# [EXERCISE GOAL]
Working from the top of the listing below, retype each line through the line containing "plotL = 147, plotR", both included, with no pictures.
**** SUPPLIED INFORMATION ****
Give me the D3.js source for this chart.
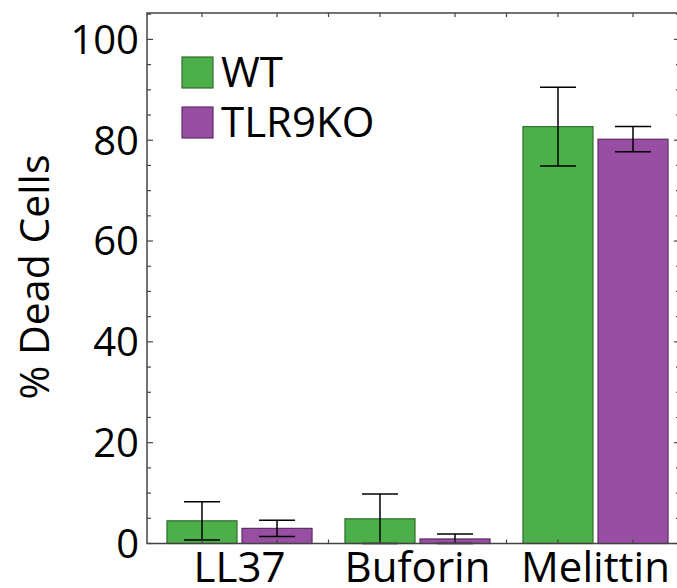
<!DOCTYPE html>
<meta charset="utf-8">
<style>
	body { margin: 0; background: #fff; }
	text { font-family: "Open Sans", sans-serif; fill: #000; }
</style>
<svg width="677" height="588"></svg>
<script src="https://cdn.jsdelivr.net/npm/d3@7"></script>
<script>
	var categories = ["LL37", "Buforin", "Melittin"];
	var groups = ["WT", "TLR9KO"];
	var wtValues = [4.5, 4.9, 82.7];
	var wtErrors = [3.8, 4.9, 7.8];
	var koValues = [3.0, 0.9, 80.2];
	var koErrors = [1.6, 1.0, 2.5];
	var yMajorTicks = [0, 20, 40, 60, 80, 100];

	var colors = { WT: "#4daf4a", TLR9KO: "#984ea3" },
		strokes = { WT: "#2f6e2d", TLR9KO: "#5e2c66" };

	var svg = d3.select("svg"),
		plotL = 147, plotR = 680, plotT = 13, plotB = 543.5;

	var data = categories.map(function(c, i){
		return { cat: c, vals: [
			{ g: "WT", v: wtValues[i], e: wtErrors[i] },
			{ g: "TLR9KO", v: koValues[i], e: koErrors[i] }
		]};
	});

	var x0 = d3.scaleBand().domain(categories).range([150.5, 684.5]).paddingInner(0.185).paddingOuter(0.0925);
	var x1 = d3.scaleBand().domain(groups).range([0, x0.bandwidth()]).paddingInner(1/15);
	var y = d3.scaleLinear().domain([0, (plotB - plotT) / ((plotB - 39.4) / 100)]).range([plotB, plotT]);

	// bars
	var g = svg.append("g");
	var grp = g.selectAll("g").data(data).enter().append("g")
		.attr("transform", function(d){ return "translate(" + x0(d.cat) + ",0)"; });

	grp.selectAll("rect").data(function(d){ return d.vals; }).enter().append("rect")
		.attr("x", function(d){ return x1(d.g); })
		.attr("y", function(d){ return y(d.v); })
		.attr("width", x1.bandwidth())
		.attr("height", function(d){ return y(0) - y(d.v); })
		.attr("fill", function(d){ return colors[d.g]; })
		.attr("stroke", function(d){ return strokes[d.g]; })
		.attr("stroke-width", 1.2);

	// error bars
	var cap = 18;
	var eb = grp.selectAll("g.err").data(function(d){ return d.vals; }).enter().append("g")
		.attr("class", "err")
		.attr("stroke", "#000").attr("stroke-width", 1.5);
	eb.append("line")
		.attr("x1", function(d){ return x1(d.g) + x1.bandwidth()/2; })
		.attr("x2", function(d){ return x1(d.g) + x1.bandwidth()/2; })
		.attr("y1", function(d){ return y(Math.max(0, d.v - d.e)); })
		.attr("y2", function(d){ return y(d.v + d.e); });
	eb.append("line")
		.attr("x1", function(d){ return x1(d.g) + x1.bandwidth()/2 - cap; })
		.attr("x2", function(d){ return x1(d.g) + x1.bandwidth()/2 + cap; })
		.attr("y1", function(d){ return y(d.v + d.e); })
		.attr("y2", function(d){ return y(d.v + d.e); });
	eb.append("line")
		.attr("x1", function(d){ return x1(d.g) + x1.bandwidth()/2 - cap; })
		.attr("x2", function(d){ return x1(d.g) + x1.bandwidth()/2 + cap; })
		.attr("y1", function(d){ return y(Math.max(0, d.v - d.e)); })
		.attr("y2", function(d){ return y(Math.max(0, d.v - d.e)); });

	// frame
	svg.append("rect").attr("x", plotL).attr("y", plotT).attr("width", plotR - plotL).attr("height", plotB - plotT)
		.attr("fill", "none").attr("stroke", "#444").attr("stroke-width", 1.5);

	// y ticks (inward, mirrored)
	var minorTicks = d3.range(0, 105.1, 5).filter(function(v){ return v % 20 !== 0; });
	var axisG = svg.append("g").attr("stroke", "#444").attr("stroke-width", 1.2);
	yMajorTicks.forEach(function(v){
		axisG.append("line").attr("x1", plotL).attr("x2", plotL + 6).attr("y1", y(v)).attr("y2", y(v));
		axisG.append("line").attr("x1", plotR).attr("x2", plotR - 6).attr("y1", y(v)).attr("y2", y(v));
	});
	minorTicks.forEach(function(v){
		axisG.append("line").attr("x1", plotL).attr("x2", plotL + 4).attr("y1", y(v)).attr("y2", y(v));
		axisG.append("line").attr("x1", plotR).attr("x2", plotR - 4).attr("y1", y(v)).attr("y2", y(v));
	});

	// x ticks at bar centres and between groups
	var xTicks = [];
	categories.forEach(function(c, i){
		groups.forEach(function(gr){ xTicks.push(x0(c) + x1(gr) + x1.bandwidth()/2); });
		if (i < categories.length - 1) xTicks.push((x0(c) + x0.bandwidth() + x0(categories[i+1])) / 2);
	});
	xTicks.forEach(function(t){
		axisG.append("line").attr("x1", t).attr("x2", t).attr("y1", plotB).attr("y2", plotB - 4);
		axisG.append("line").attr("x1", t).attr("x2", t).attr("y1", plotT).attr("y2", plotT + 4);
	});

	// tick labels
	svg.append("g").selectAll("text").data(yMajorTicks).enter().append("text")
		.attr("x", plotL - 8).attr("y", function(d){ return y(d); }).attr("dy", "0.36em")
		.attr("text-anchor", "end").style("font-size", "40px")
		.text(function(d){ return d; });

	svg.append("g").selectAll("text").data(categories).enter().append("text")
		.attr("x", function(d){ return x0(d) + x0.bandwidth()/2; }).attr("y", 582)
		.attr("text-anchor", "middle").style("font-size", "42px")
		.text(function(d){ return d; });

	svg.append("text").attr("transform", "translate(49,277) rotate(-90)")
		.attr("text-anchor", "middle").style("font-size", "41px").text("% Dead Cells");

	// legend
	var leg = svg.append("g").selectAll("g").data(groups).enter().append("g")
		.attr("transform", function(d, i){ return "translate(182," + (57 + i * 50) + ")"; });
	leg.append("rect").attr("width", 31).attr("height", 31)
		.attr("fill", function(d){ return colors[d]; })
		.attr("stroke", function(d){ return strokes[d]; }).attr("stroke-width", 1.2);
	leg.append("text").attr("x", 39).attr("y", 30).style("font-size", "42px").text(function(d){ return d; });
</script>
****
# [WRITTEN RESPONSE]
Give me the D3.js source for this chart.
<!DOCTYPE html>
<meta charset="utf-8">
<style>
	body { margin: 0; background: #fff; }
	text { font-family: "Open Sans", sans-serif; fill: #000; }
</style>
<svg width="677" height="588"></svg>
<script src="https://cdn.jsdelivr.net/npm/d3@7"></script>
<script>
	var categories = ["LL37", "Buforin", "Melittin"];
	var groups = ["WT", "TLR9KO"];
	var wtValues = [4.5, 4.9, 82.7];
	var wtErrors = [3.8, 4.9, 7.8];
	var koValues = [3.0, 0.9, 80.2];
	var koErrors = [1.6, 1.0, 2.5];
	var yMajorTicks = [0, 20, 40, 60, 80, 100];

	var colors = { WT: "#4daf4a", TLR9KO: "#984ea3" },
		strokes = { WT: "#2f6e2d", TLR9KO: "#5e2c66" };

	var svg = d3.select("svg"),
		plotL = 147, plotR = 680, plotT = 13, plotB = 543.5;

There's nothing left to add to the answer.